Especially in a case such as this, where the potential for prejudice is great, a court must be meticulous in protecting the defendant and the jury from sly and subtle inferences which may inflame or improperly influence the jury. Here the court did not give an effective curative instruction, but rather delegated to the prosecutor — the transgressor — the duty to make clear the defendant’s right to remain silent. Of course, the prosecutor did no such thing, but rather switched his argument to another subject, only to conclude his rebuttal with one more comment on the absence of any testimony which contradicted the State’s case.1
The prosecutor’s repeated references to Butler’s failure to present proof in support of his defense brought home to the jury the notion that, because the defendant did not testify, his defense must have been without merit. This argument runs roughshod over Butler’s constitutional privilege not to testify. Griffin v. California, 380 U.S. 609, 85 S.Ct. 1229, 14 L.Ed.2d 106 (1965). Therefore, I would affirm the judgment of the district court.

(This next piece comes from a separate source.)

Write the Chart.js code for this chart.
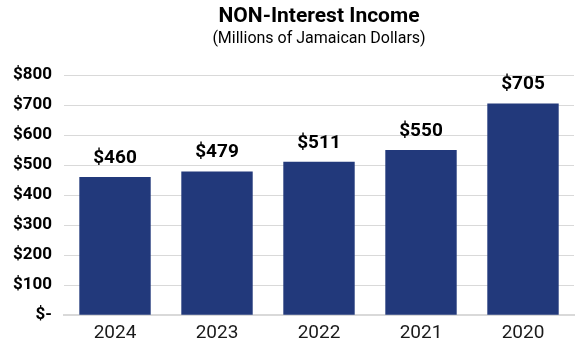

. After the two remarks objected to by Butler, and after the ineffective curative instruction by the trial court, the prosecutor at the conclusion of his rebuttal stated as follows:
Everything, every bit of evidence went to support what Jean Hudson said had happened. No, no evidence has gone to show that Jean Hudson is not telling you the absolute truth in this case. You have a decision to make. You can say, Jean Hudson, we don’t believe that you are telling the truth. There is nothing to contradict you. But we are just not going to believe you.